Atlanta returned 11 of the same 15 roster players from last season, and the top eight players in the rotation are the same except for Johnson replacing Collins. Unbelievably in the current NBA, the Hawks have played the entire season with the same 15-man roster and two of the same three two-ways; the team’s only transaction since opening day has been to replace Miles Norris with Vit Krejčí as the third two-way. Even that felt more like a non-move: Krejčí was on the team last season, although you probably didn’t notice, as he only played 165 minutes.

So paralyzed by inaction are the Hawks that, despite multiple injuries and a glaring need for another center, they have spent the last two weeks with an ineligible player on their roster without replacing him. Guard Trent Forrest has been active for the maximum 50 games under his two-way contract yet has neither been signed to the active roster nor released to make way for another two-way player.

I should emphasize that this was not a resource or tax issue. The Hawks are $10 million from the luxury tax line and have the league’s largest active trade exception ($23 million) from the Collins deal. Despite that, they did not use any exception money this offseason and opted to ride with Garrison Mathews and Wesley Matthews as their ninth and 10th players in the full-strength rotation instead. Yes, one can argue there were hopes second-year pro AJ Griffin would take those minutes, but Quin Snyder soured on him from almost the second Snyder parachuted in midseason last year, and Griffin has done little on the court that might have changed his mind.
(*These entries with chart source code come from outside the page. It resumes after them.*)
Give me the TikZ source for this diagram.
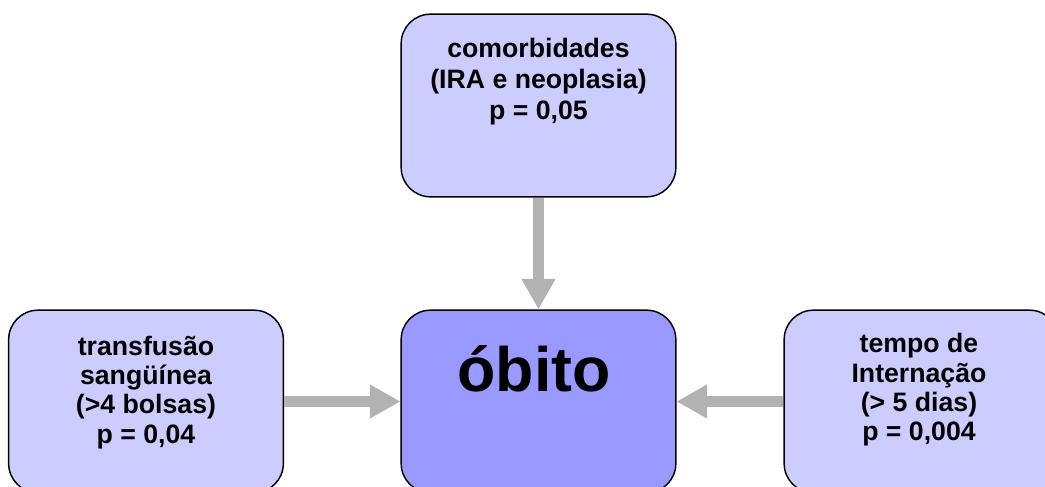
\documentclass[tikz,border=0pt]{standalone}
\usepackage{fontspec}
\setmainfont{Liberation Sans}
\usetikzlibrary{arrows.meta}

\definecolor{boxlight}{RGB}{204,204,255}
\definecolor{boxdark}{RGB}{153,153,255}
\definecolor{arrowgray}{RGB}{178,178,178}

\tikzset{every picture/.style={line width=0.75pt}}
\tikzset{
  factorbox/.style={draw=black, line width=1.1pt, fill=boxlight, rounded corners=22pt,
    minimum width=206pt, minimum height=137pt, inner sep=0pt},
  outcomebox/.style={factorbox, fill=boxdark},
  boxtext/.style={anchor=north, inner sep=0pt, align=center},
  fatarrow/.style={draw=arrowgray, line width=7.9pt, -{Triangle[width=24pt,length=23pt]}},
}

\begin{document}
\begin{tikzpicture}[x=0.75pt,y=0.75pt,yscale=-1,xscale=1]
\path[use as bounding box] (0,0) rectangle (1045,486);
\clip (0,0) rectangle (1045,486);

%Shape: Rounded Rectangles
\node[factorbox] (comorb) at (538.5,105.5) {};
\node[factorbox] (transf) at (146,401.5) {};
\node[outcomebox] (obito) at (538.5,401.5) {};
\node[factorbox] (tempo) at (921.5,401.5) {};

%Straight Lines
\draw[fatarrow] (comorb.south) -- (obito.north);
\draw[fatarrow] (transf.east) -- (obito.west);
\draw[fatarrow] (tempo.west) -- (obito.east);

% Text Node
\node[boxtext, font=\bfseries\fontsize{20}{23}\selectfont] (comorbtxt) at (538.5,38)
  {comorbidades\\(IRA e neoplasia)\\p = 0,05};
% Text Node
\node[boxtext, font=\bfseries\fontsize{20}{22}\selectfont] (transftxt) at (146,335.5)
  {transfusão\\sangüínea\\(>4 bolsas)\\p = 0,04};
% Text Node
\node[boxtext, font=\bfseries\fontsize{20}{22}\selectfont] (tempotxt) at (919,333)
  {tempo de\\Internação\\(> 5 dias)\\p = 0,004};
% Text Node
\node[anchor=base, inner sep=0pt, font=\bfseries\fontsize{47}{47}\selectfont] (obitotxt) at (534,391)
  {óbito};

\end{tikzpicture}
\end{document}
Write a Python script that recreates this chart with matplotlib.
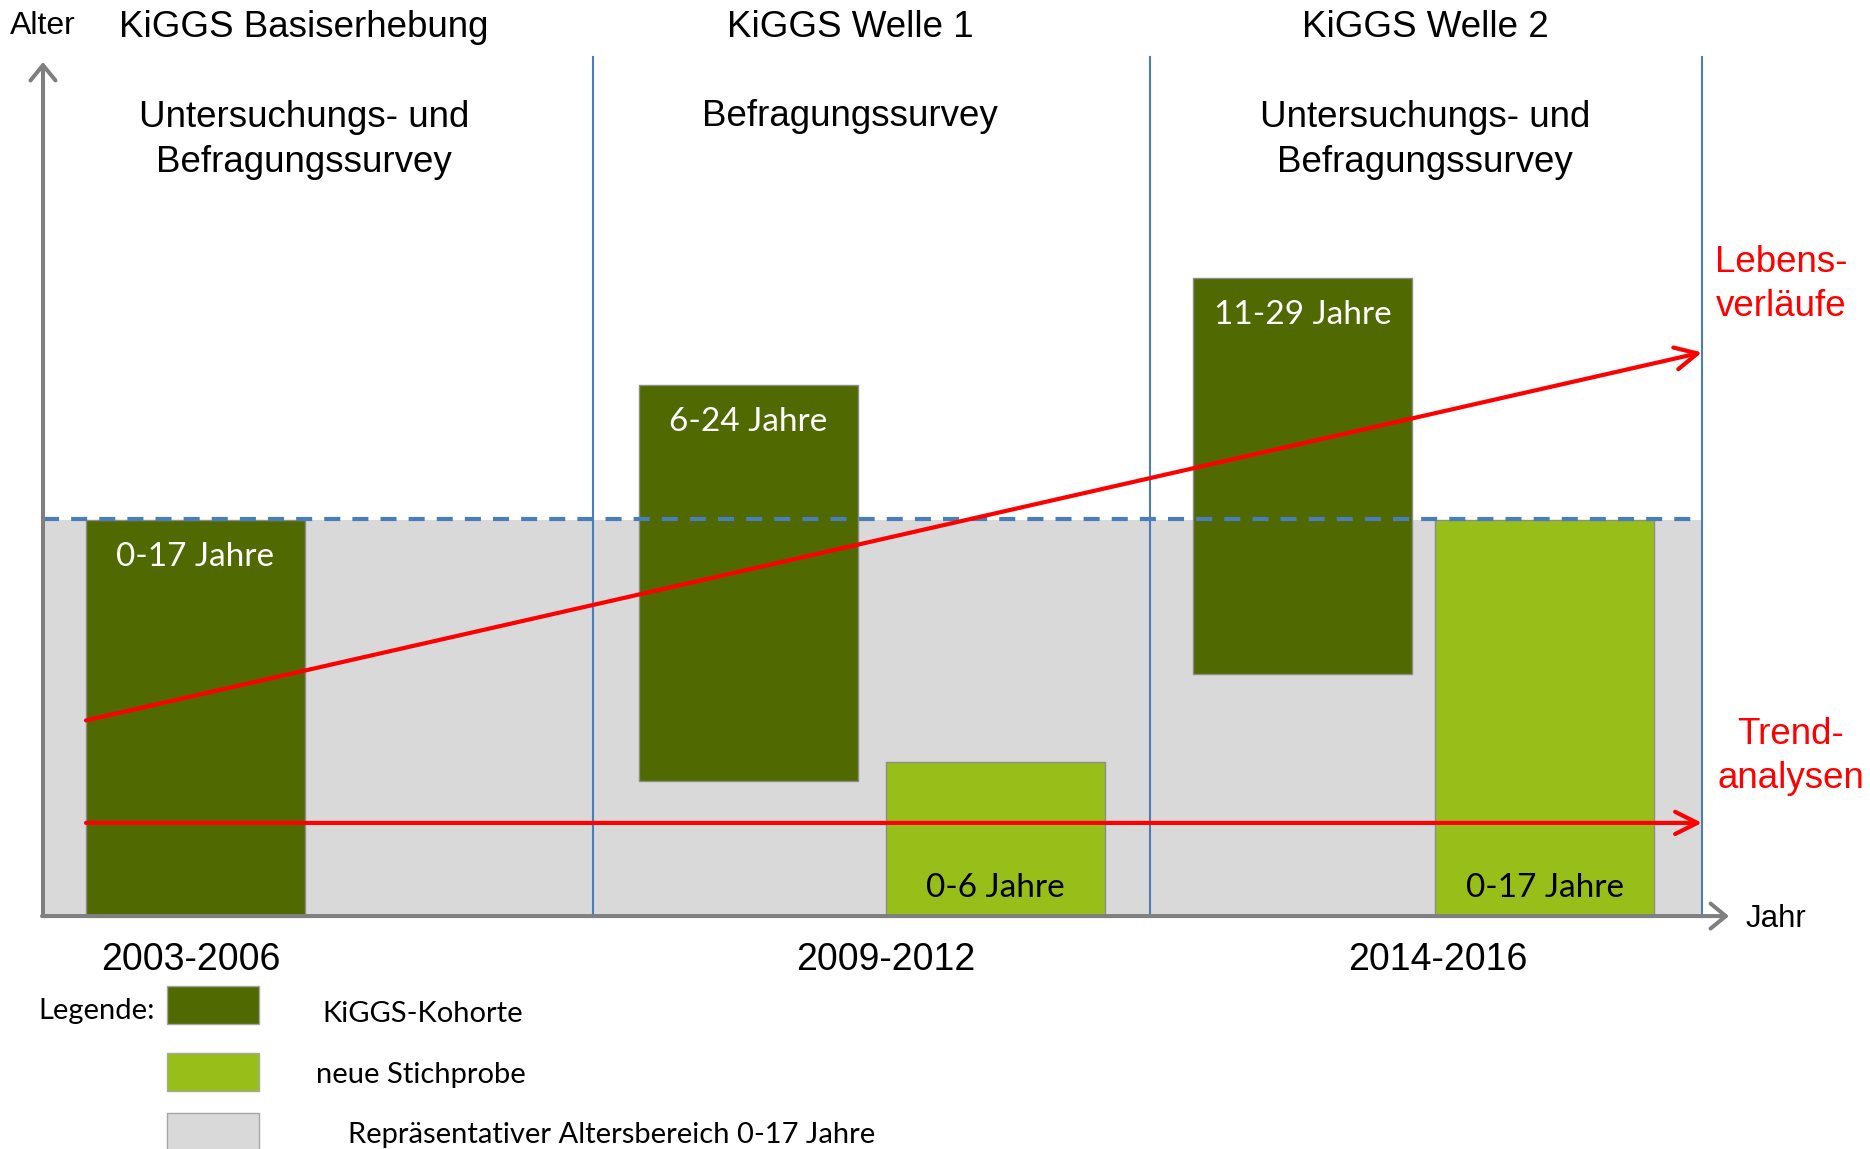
import matplotlib
matplotlib.use("Agg")
import matplotlib.pyplot as plt
from matplotlib.patches import Rectangle

# ---------------- data ----------------
waves = ["KiGGS Basiserhebung", "KiGGS Welle 1", "KiGGS Welle 2"]
survey_types = ["Untersuchungs- und\nBefragungssurvey", "Befragungssurvey",
                "Untersuchungs- und\nBefragungssurvey"]
periods = ["2003-2006", "2009-2012", "2014-2016"]
cohort_labels = ["0-17 Jahre", "6-24 Jahre", "0-6 Jahre", "11-29 Jahre", "0-17 Jahre"]
cohort_types = ["KiGGS-Kohorte", "KiGGS-Kohorte", "neue Stichprobe",
                "KiGGS-Kohorte", "neue Stichprobe"]
age_low = [0, 5.8, 0, 10.4, 0]
age_high = [17, 22.8, 6.6, 27.4, 17]
repr_range = [0, 17]
lebens_ages = [8.4, 24.2]
trend_age = [4.0, 4.0]
legend_labels = ["KiGGS-Kohorte", "neue Stichprobe", "Repräsentativer Altersbereich 0-17 Jahre"]

# ---------------- layout (pixels) ----------------
W, H = 1870, 1149
X0 = 43            # y axis position
X_AXIS_END = 1729
Y_TOP_TIP = 39.33 - 62 / 23.29   # arrow tip of age axis
wave_bounds = [593, 1150, 1702]
bar_left = [86, 639, 886, 1193, 1435]
bar_width = 219
header_x = [304, 850, 1425]
period_x = [191, 886, 1438]
YMIN, YMAX = -10.0, 39.33

DARK = "#506900"
LIGHT = "#98BE19"
GREY = "#D9D9D9"
BLUE = "#4A7EBB"
RED = "#FF0000"
AXG = "#7F7F7F"
colors = {"KiGGS-Kohorte": DARK, "neue Stichprobe": LIGHT}
txtcol = {"KiGGS-Kohorte": "white", "neue Stichprobe": "black"}

ARIAL = "Liberation Sans"
CAL = "Lato"

fig = plt.figure(figsize=(W / 100, H / 100), dpi=100)
ax = fig.add_axes([0, 0, 1, 1])
ax.set_xlim(0, W)
ax.set_ylim(YMIN, YMAX)
ax.axis("off")


def fx(px):
    return px / W


def fy(py):
    return 1 - py / H


# representative age band
ax.add_patch(Rectangle((X0, repr_range[0]), wave_bounds[-1] - X0, repr_range[1] - repr_range[0],
                       facecolor=GREY, edgecolor="none", zorder=1))

# bars
for i in range(len(cohort_labels)):
    ct = cohort_types[i]
    ax.bar(bar_left[i], age_high[i] - age_low[i], bottom=age_low[i], width=bar_width,
           align="edge", color=colors[ct], edgecolor="#8C8C8C", linewidth=1.0, zorder=2)
    xc = bar_left[i] + bar_width / 2
    if ct == "KiGGS-Kohorte":
        ax.annotate(cohort_labels[i], xy=(xc, age_high[i]), xytext=(0, -26.8),
                    textcoords="offset points", ha="center", va="center",
                    color=txtcol[ct], fontsize=24, family=CAL, zorder=5)
    else:
        ax.annotate(cohort_labels[i], xy=(xc, age_low[i]), xytext=(0, 20.3),
                    textcoords="offset points", ha="center", va="center",
                    color=txtcol[ct], fontsize=24, family=CAL, zorder=5)

# dashed upper limit of representative range
ax.plot([X0, wave_bounds[-1]], [repr_range[1] + 0.03, repr_range[1] + 0.03], color=BLUE,
        lw=3.0, dashes=(3.85, 2.9), zorder=3)

# wave separators
for xb in wave_bounds:
    ax.plot([xb, xb], [0, YMAX - 57 / 23.29], color=BLUE, lw=1.5, zorder=3)

# axes arrows
ax.annotate("", xy=(X0, Y_TOP_TIP), xytext=(X0, 0),
            arrowprops=dict(arrowstyle="->,head_length=0.55,head_width=0.45",
                            color=AXG, lw=2.9, shrinkA=0, shrinkB=0, mutation_scale=20), zorder=4)
ax.annotate("", xy=(X_AXIS_END, 0), xytext=(X0 - 1, 0),
            arrowprops=dict(arrowstyle="->,head_length=0.55,head_width=0.45",
                            color=AXG, lw=2.9, shrinkA=0, shrinkB=0, mutation_scale=20), zorder=4)

# red arrows
ax.annotate("", xy=(wave_bounds[-1], lebens_ages[1]), xytext=(bar_left[0], lebens_ages[0]),
            arrowprops=dict(arrowstyle="->,head_length=0.8,head_width=0.4",
                            color=RED, lw=3.0, shrinkA=0, shrinkB=0, mutation_scale=20), zorder=6)
ax.annotate("", xy=(wave_bounds[-1], trend_age[1]), xytext=(bar_left[0], trend_age[0]),
            arrowprops=dict(arrowstyle="->,head_length=0.8,head_width=0.4",
                            color=RED, lw=3.0, shrinkA=0, shrinkB=0, mutation_scale=20), zorder=6)

T = ax.transAxes
# axis labels
ax.text(fx(43), fy(26), "Alter", transform=T, ha="center", va="center", fontsize=23, family=ARIAL)
ax.text(fx(1746), fy(919), "Jahr", transform=T, ha="left", va="center", fontsize=22.5, family=ARIAL)

# headers
for i in range(3):
    ax.text(fx(header_x[i]), fy(27.5), waves[i], transform=T, ha="center", va="center",
            fontsize=26.5, family=ARIAL)
    yc = 140 if "\n" in survey_types[i] else 117
    ax.text(fx(header_x[i]), fy(yc), survey_types[i], transform=T, ha="center", va="center",
            fontsize=26.5, family=ARIAL, linespacing=1.37)
    ax.text(fx(period_x[i]), fy(959.5), periods[i], transform=T, ha="center", va="center",
            fontsize=27, family=ARIAL)

# red side labels
ax.text(fx(1781), fy(284.5), "Lebens-\nverläufe", transform=T, ha="center", va="center",
        fontsize=26.5, family=ARIAL, color=RED, linespacing=1.36, multialignment="center")
ax.text(fx(1791), fy(756.5), "Trend-\nanalysen", transform=T, ha="center", va="center",
        fontsize=26.5, family=ARIAL, color=RED, linespacing=1.36, multialignment="center")

# legend
ax.text(fx(38), fy(1010.5), "Legende:", transform=T, ha="left", va="center", fontsize=21, family=CAL)
leg_colors = [DARK, LIGHT, GREY]
leg_box_y = [986, 1053, 1113]
leg_text_pos = [(322, 1013.5), (316, 1074.5), (348, 1135.5)]
for i in range(3):
    ax.add_patch(Rectangle((fx(167), fy(leg_box_y[i] + 38)), fx(92), 38 / H, transform=T,
                           facecolor=leg_colors[i], edgecolor="#A6A6A6", lw=1.0, clip_on=False))
    ax.text(fx(leg_text_pos[i][0]), fy(leg_text_pos[i][1]), legend_labels[i], transform=T,
            ha="left", va="center", fontsize=21, family=CAL)

fig.savefig("out.png", dpi=100)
Even as the disappointing season has worn on, there have been no moves. None. Mathews and Bruno Fernando showed up in the Justin Holiday salary dump at the 2023 trade deadline that got the Hawks under the luxury tax line; both had non-guaranteed contracts, but the Hawks just kind of never got around to replacing them. Now, with Young and Onyeka Okongwu injured, they’re guys the Hawks are counting on. Matthews and Mills are 37 and 35, respectively, and are pretty clearly cooked, but the Hawks have given no sign that they’re looking to replace either in the buyout market.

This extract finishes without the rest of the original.